Introduction
You can see this library by modules:
Parsers: It has tools related to tokenizing and parsing texts.
Models: It allows to train and load NLP models.
Indexes: Index tools like sqlite and annoy
Ranking: PageRank using a more efficient graph library than NetworkX, based on scikit.

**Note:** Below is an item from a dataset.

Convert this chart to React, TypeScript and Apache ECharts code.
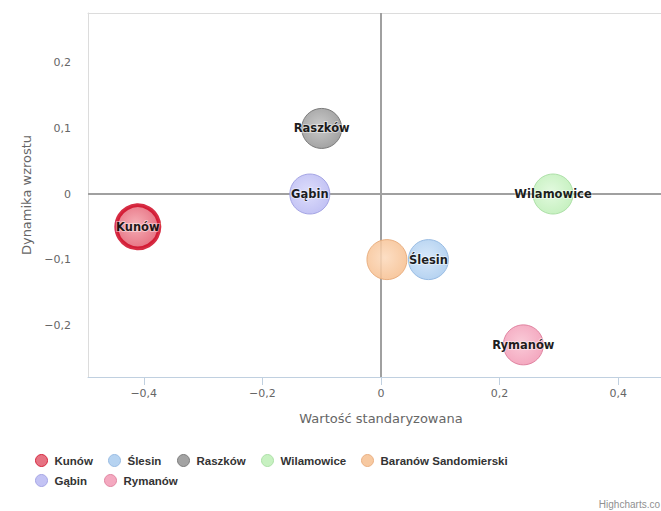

deepnlp: Based on transformers from HuggingFace (optional)
How to start?
pip install datawords
To use transformers:
pip install datawords[transformers]
How to use?
from datawords import parsers
# loads stop words
stopw = parsers.load_stop2(lang="en")
t = """Goodbye world, Hi Fernández. http://chuchu.me/spotify 방 #EEER 😋.\n
This is the 99th case for 99 days"""
parsed = parsers.doc_parser(
t,
stopw,
emo_codes=False,
strip_accents=True,
numbers=False,
parse_urls=False
)
# Output:
# ['goodbye', 'world', 'fernandez', 'bang', '#eeer', 'th', 'case', 'days']
Also there is a datawords.parsers.SentencesParser which allows to export the configuration as datawords.parsers.ParserConf. Besides that, the SentencesParse implements datawords.parsers.ParserProto protocol.
The final idea of this, is allowing reproductibility between projects or in the same project.
Project Status
It’s in constant development and not stable yet. Despite that, it’s being in use for Algorinfo, but be aware that the library could has breaking changes between releases until we can reach the first stable version 1.0 and then follow semantic version.